Gunaikurnai and Wotjobaluk creative Ben Abbatangelo introduced the piece by saying that there ‘are a lot of things about the Queen’s death that doesn’t sit well with Blackfellas,' before ‘inviting’ the audience to ‘lean into these truths’.
His segment criticised the ‘overwhelmingly positive’ media coverage of the Queen’s death, while adding that it came as ‘no surprise’.
“It’s history once again being written to the hymn of whiteness,” he said, before pointing out that the Queen and monarchy “represent a system of colonialism, a practice that has crippled generations of First Nations people”.
The writer sat down with Indigenous leaders Meriki Onus and Celeste Liddle to get a perspective that was lost in the vast majority of positive media coverage.
“As an Aboriginal person living in the colony, it was more obvious that we’re living in a completely different reality to everybody else here,” activist and author Meriki told Ben.
“This fanfare that they have for this person who’s so far removed from our reality … it’s weird and it’s really strange to watch.

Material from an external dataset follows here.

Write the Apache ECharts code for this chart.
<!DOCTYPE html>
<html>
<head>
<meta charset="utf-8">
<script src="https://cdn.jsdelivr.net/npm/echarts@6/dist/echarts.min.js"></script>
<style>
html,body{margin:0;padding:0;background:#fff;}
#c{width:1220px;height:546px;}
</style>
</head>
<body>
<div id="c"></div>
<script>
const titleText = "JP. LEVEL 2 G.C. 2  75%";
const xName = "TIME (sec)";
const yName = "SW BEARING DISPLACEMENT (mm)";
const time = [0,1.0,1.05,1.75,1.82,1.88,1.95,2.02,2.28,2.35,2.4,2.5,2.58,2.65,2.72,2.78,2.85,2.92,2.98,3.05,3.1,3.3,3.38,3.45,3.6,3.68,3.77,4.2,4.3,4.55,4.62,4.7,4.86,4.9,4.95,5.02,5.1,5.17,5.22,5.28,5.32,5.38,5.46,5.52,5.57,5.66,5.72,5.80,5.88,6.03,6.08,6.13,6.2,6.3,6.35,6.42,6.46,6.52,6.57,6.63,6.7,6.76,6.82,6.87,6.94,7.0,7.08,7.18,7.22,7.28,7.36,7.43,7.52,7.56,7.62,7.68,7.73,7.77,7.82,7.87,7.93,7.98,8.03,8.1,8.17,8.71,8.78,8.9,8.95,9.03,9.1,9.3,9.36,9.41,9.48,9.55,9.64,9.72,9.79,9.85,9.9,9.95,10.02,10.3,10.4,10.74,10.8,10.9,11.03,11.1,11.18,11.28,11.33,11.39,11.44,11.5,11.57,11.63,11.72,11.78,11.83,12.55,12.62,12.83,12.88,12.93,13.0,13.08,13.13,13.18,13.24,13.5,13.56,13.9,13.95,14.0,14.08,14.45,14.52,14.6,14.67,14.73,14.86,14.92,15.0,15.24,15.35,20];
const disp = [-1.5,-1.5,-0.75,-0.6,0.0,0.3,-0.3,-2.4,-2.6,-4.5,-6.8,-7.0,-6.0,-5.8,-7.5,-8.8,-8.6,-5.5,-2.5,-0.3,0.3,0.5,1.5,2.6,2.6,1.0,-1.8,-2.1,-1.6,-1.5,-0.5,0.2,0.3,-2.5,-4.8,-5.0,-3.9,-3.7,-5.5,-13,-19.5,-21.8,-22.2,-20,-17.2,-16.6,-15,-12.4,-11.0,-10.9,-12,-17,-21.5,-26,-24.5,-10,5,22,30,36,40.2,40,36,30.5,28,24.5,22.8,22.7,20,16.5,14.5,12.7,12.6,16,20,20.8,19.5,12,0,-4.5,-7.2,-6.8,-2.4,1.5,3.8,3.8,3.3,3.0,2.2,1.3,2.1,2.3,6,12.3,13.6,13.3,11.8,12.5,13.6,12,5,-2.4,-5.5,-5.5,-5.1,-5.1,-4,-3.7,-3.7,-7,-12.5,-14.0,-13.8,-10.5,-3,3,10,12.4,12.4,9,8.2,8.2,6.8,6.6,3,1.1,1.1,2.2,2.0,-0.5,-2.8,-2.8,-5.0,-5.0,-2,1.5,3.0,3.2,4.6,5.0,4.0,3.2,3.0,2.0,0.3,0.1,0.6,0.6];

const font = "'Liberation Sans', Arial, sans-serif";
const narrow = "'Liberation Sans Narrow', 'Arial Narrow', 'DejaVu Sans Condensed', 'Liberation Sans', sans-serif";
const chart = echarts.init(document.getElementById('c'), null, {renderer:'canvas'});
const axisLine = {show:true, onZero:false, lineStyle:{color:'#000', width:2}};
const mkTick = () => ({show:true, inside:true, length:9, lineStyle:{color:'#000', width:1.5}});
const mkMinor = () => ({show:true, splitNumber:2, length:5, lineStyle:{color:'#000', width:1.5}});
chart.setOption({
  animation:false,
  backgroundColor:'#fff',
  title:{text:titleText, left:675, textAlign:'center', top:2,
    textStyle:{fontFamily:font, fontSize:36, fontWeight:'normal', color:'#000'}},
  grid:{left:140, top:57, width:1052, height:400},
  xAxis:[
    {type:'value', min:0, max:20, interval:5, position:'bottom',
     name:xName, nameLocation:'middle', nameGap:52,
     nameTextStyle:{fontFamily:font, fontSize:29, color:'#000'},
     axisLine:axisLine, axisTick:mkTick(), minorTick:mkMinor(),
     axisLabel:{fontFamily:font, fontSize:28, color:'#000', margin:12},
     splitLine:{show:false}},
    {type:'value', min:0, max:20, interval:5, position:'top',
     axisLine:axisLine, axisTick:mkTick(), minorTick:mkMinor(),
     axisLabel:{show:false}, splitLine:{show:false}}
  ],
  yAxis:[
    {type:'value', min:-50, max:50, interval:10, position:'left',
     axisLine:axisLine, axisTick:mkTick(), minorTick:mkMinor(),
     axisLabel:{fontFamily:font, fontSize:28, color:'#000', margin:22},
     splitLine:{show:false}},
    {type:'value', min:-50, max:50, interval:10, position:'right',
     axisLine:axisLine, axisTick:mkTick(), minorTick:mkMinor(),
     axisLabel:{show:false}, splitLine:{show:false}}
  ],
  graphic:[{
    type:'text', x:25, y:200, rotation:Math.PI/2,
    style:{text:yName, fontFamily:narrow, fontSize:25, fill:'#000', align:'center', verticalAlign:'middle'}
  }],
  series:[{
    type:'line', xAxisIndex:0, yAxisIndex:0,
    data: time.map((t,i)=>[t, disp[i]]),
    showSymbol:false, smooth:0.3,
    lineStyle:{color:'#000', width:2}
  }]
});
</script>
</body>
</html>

“In fact, I do find it a bit insulting.” she said.
Celeste told Ben that the backlash aimed at anyone who says something negative about the monarchy has grown even bigger after the Queen’s death.

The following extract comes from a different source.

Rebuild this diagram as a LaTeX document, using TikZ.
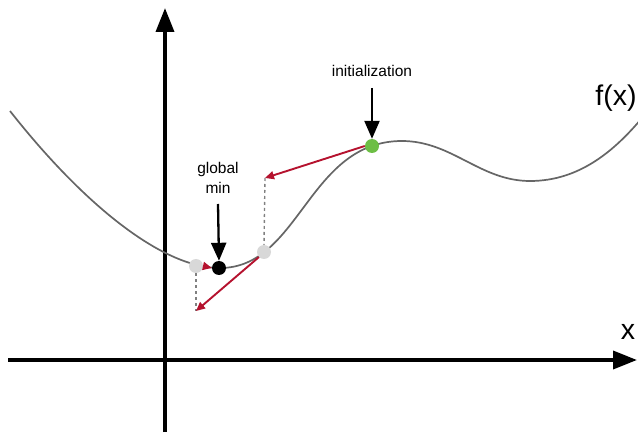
\documentclass[tikz,border=0pt]{standalone}
\usepackage{fontspec}
\setmainfont{Liberation Sans}
\usetikzlibrary{arrows.meta}
\definecolor{gradred}{HTML}{B5122E}
\definecolor{curvegray}{HTML}{666666}
\definecolor{ptgray}{HTML}{D8D8D8}
\definecolor{initgreen}{HTML}{6DBE45}
\tikzset{
  axis/.style={line width=3.6pt,-{Triangle[length=24pt,width=18pt]}},
  curveline/.style={curvegray,line width=1.7pt},
  dot/.style={circle,inner sep=0pt,minimum size=14pt},
  gradarrow/.style={gradred,line width=1.9pt,-{Triangle[length=9pt,width=8pt]}},
  droparrow/.style={line width=2.3pt,-{Triangle[length=18pt,width=15pt]}},
  dropline/.style={gray,line width=1.4pt,dash pattern=on 3pt off 3pt},
  lbl/.style={font=\fontsize{15.5}{17}\selectfont,align=center,inner sep=0pt},
}
\begin{document}
\begin{tikzpicture}[x=1pt,y=-1pt]
\useasboundingbox (0,0) rectangle (638,433);
% axes
\coordinate (ybot) at (165,432);
\coordinate (ytop) at (165,8);
\coordinate (xleft) at (8,360);
\coordinate (xright) at (637,360);
\draw[axis] (ybot) -- (ytop);
\draw[axis] (xleft) -- (xright);
% curve
\draw[curveline] (10,111) .. controls (80,200) and (160,268) .. (220,268)
  .. controls (300,268) and (308,141) .. (402,141)
  .. controls (452,141) and (480,181) .. (530,181)
  .. controls (580,181) and (615,150) .. (642,118);
% points
\node[dot,fill=ptgray] (p1) at (196,266) {};
\node[dot,fill=black] (gmin) at (219,268) {};
\node[dot,fill=ptgray] (p2) at (264,252) {};
\node[dot,fill=initgreen] (init) at (372,146) {};
% gradient step ends
\coordinate (s1) at (265,178);
\coordinate (s2) at (196,311);
% dotted drops
\draw[dropline] (s1) -- (p2.north);
\draw[dropline] (p1.south) -- (s2);
% gradient arrows
\draw[gradarrow] (init.west) -- (s1);
\draw[gradarrow] (p2.south west) -- (s2);
\draw[gradarrow] (p1.east) -- (gmin.west);
% labels
\node[lbl] (gl) at (218,178) {global\\[3pt]min};
\coordinate (ga) at (218,204);
\draw[droparrow] (ga) -- (gmin.north);
\node[lbl] (il) at (372,71) {initialization};
\coordinate (ia) at (372,88);
\draw[droparrow] (ia) -- (init.north);
\node[font=\fontsize{28.5}{30}\selectfont,inner sep=0pt] (fx) at (616,98) {f(x)};
\node[font=\fontsize{28.5}{30}\selectfont,inner sep=0pt] (xl) at (628,332) {x};
\end{tikzpicture}
\end{document}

She also argued that the Queen shouldn’t be celebrated, because she’s "a direct descendant of people who signed off on our dispossession.”
“She benefits from that. This absurd idea that this one family has been bestowed the gift from God to rule over us all? The slavery, the dispossession, the resources that they’ve gotten wealthy off — she’s the direct representative of that system,” she said passionately.
“It seems bonkers to me that a system like that can still exist, and that people are so quick to reinforce it.”
Meriki also added that it ‘was not lost on her’ that the Queen could have a funeral that cost £9,000,000, but many First Nations families struggle to pay for funerals due to the system that the monarchy created in Australia.
“That wealth was gained by the dispossession of my family, and people,” she said passionately.
As Australia paid tribute to Queen Elizabeth II, our First Nations community were left feeling differently. @benjyabba speaks to other First Nations people about how they felt and why it's important the country starts talking about what the monarchy stands for.#TheProjectTV pic.twitter.com/3Yio1yhXUC
— The Project (@theprojecttv) September 30, 2022
After the segment aired, Ben admitted that he felt ‘revved up’ hearing the leaders tell their stories.
“It’s been a very clarifying couple of weeks. To see the media and so many people default to uphold the whiteness of it all has been really extravagant,” he told the panel.
Fellow panellist Hamish Macdonald was curious to know how Ben felt while watching Australian leaders proclaiming “God save the King”.
“It’s absurd, how do you feel?” Ben replied. “We’re saying from our vantage point, ‘Hey, everyone’s getting screwed.’ At the bottom of this, we certainly are — but all of you, how does this sit with you?”
The Project shared the full segment on all their social media accounts but turned comments off in an effort to keep the conversation centred around the First Nations’ community perspective.